It is absurd, of course, to assume an opposite division of labour in which innovations are internally produced by scientists and externally selected by the non-scientific members of a society. Yet it is not clear why the former distinction, in which selective power is limited to scientists while external influences are limited to the process of research production, should necessarily be more compelling—if for no other reason than that the locus of selection is itself in the laboratory where it cannot be separated from the process of production. Thus, factors which influence the production of new information will also influence the selective solidification of previous information from which the new, to a significant degree, is derived. If the model of an evolutionary development of science emphasises (correctly, I think) that the content of a pool of cognitive variants at a given point in science is the product of "internal" and "exter­nal" factors, it cannot claim simultaneously that the selection of these variants—which largely occurs during the production of the variants themselves—is an exclusively "in­ternal" matter.
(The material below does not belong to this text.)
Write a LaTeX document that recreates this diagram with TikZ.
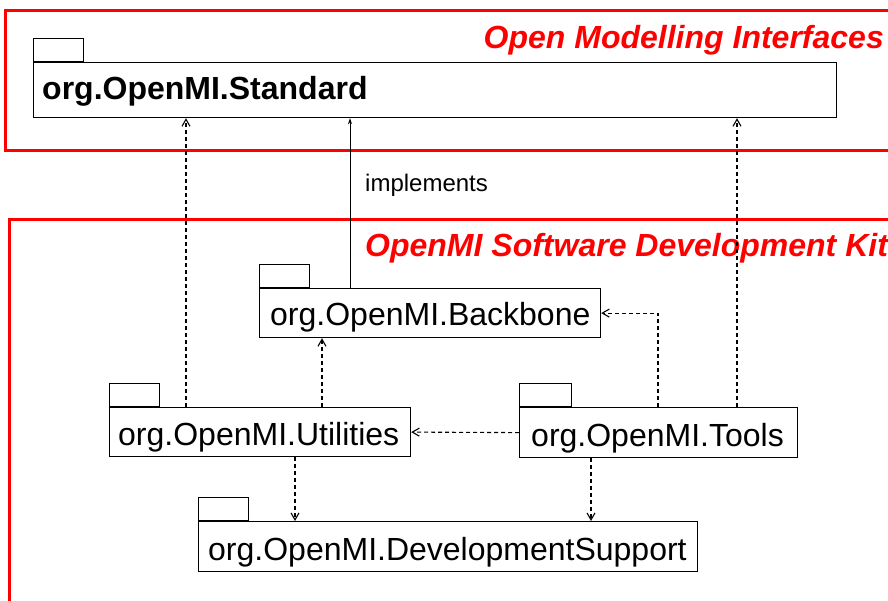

The idea of environmental adaptation, and the distinction between system and en­vironment it presupposes, create difficulties within the system theory analogy of science because complexification appears less as a response of the system to an external context than as a constitutive characteristic of scientific work itself. In the evolutionary analogy, the idea of environmental selection—and the separation it creates between the process of production and the process of selective survival of innovations— brings about difficulties because production and selective survival are hopelessly inter­mingled in the laboratory; consequently, each must be affected by the model's "inter­nal" factors as well as by the environmental (or "external") ones.


16 The Manufacture of Knowledge

Apart from these specific problems, we must deal with the more general fact that, unlike organisms, social systems do not have clearly defined boundaries with regard to some social environment of the system.54 Social studies of science have long suffered from this difficulty, as demonstrated by the varying use of the internal/external dichotomy in analogy to a system/environment distinction. As noted by Kühn, the distinction has been "lived with rather than studied",55 and occasional controversies over the meaning of the distinction make it clear that different authors have lived with it in very different ways.56 System theory makes a partial recognition of the difficulty by emphasising that boundary maintenance itself is at stake in social systems.

The fights among professional interest groups for legally sanctioned boundaries to define their professional authority and set conditions of access to the profession im­mediately come to mind as an example of such boundary regulating endeavours. Along with individual scientists' everyday distinctions between "we" and "they", or between matters of "science" and matters of something else, there are degrees of freedom in­volved in these disputes, just as there are in the social scientist's various re-generations of the distinction. Yet I see no reason to assume a priori that the degrees of freedom between one disciplinary speciality and another are necessarily less than the degrees of freedom between scientists who work in a field and non-scientists who represent a social (or political, or economic) interest in the field. Indeed, if we counted their respective interactions and communications, and if we considered the interests invoked in laboratory selections, we would most likely get the opposite impression.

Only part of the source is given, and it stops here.